DESCRIPTION OF THE TASK:
Skip the pictures. Set down, word for word, the lines from the start of the material up to and including the line with "(0,0) rectangle (784,428);".

INFORMATION SHOWN:
• • •

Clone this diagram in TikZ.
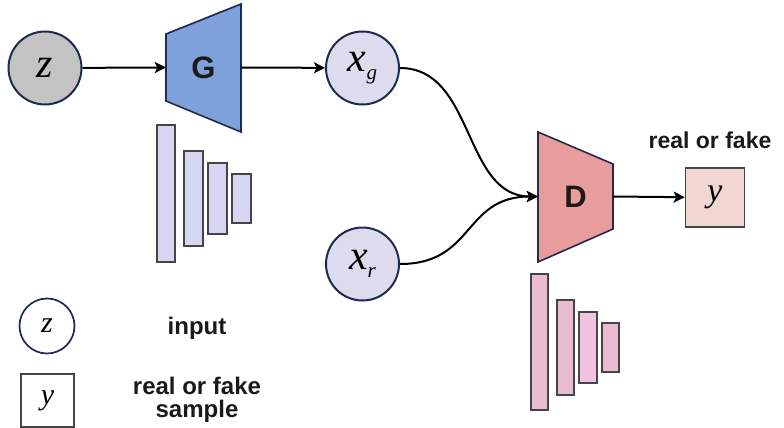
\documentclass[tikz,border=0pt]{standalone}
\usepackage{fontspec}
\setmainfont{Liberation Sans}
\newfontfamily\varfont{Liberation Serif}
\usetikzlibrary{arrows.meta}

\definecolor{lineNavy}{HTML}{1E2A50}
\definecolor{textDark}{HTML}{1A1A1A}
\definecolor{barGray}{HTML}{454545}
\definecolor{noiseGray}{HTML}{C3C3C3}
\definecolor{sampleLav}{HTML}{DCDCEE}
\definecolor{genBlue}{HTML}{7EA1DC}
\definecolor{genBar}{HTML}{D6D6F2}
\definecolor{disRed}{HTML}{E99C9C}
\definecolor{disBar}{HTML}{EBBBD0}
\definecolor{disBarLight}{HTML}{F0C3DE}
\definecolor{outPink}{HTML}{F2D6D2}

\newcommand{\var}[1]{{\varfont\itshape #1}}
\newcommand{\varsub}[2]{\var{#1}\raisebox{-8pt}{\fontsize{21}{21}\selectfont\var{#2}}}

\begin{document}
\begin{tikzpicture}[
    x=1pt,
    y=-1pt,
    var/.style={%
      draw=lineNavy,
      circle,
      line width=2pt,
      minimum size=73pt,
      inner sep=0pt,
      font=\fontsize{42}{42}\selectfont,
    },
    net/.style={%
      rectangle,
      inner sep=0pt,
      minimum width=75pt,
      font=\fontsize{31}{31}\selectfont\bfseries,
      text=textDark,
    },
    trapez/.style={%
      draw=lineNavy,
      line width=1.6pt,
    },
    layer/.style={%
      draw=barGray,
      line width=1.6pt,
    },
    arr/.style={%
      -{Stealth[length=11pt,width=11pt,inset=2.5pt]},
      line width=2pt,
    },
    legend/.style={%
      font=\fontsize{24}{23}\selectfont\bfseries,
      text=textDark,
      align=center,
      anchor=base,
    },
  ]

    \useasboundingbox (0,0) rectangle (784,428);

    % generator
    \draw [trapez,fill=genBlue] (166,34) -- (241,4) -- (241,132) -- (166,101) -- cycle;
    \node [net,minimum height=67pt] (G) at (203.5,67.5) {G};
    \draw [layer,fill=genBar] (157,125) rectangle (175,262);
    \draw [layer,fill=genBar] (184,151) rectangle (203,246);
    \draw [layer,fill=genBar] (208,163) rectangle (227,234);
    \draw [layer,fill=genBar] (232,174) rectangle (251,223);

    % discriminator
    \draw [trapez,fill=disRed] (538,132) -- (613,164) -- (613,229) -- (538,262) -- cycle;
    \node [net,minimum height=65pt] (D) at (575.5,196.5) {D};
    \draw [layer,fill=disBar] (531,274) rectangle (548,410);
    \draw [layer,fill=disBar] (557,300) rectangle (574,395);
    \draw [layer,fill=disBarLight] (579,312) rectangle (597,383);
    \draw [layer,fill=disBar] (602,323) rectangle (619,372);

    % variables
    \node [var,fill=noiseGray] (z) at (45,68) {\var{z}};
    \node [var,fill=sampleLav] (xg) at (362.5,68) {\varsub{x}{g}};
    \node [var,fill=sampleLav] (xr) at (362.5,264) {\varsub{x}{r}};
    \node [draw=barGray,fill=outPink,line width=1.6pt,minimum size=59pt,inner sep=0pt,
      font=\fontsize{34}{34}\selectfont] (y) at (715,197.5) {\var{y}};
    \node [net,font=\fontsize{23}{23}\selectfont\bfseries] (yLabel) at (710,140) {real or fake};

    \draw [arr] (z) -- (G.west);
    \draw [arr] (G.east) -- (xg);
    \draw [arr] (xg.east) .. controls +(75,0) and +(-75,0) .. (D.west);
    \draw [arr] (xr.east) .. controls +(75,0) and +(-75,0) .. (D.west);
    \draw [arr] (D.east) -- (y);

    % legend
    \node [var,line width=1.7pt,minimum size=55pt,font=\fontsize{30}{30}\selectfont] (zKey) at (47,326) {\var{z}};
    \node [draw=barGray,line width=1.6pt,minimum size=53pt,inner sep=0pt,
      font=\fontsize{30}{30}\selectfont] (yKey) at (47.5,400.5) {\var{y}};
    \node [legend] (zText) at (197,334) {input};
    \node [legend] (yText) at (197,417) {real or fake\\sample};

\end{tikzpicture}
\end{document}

• • •

SOLUTION TO THIS TASK:
Clone this diagram in TikZ.
\documentclass[tikz,border=0pt]{standalone}
\usepackage{fontspec}
\setmainfont{Liberation Sans}
\newfontfamily\varfont{Liberation Serif}
\usetikzlibrary{arrows.meta}

\definecolor{lineNavy}{HTML}{1E2A50}
\definecolor{textDark}{HTML}{1A1A1A}
\definecolor{barGray}{HTML}{454545}
\definecolor{noiseGray}{HTML}{C3C3C3}
\definecolor{sampleLav}{HTML}{DCDCEE}
\definecolor{genBlue}{HTML}{7EA1DC}
\definecolor{genBar}{HTML}{D6D6F2}
\definecolor{disRed}{HTML}{E99C9C}
\definecolor{disBar}{HTML}{EBBBD0}
\definecolor{disBarLight}{HTML}{F0C3DE}
\definecolor{outPink}{HTML}{F2D6D2}

\newcommand{\var}[1]{{\varfont\itshape #1}}
\newcommand{\varsub}[2]{\var{#1}\raisebox{-8pt}{\fontsize{21}{21}\selectfont\var{#2}}}

\begin{document}
\begin{tikzpicture}[
    x=1pt,
    y=-1pt,
    var/.style={%
      draw=lineNavy,
      circle,
      line width=2pt,
      minimum size=73pt,
      inner sep=0pt,
      font=\fontsize{42}{42}\selectfont,
    },
    net/.style={%
      rectangle,
      inner sep=0pt,
      minimum width=75pt,
      font=\fontsize{31}{31}\selectfont\bfseries,
      text=textDark,
    },
    trapez/.style={%
      draw=lineNavy,
      line width=1.6pt,
    },
    layer/.style={%
      draw=barGray,
      line width=1.6pt,
    },
    arr/.style={%
      -{Stealth[length=11pt,width=11pt,inset=2.5pt]},
      line width=2pt,
    },
    legend/.style={%
      font=\fontsize{24}{23}\selectfont\bfseries,
      text=textDark,
      align=center,
      anchor=base,
    },
  ]

    \useasboundingbox (0,0) rectangle (784,428);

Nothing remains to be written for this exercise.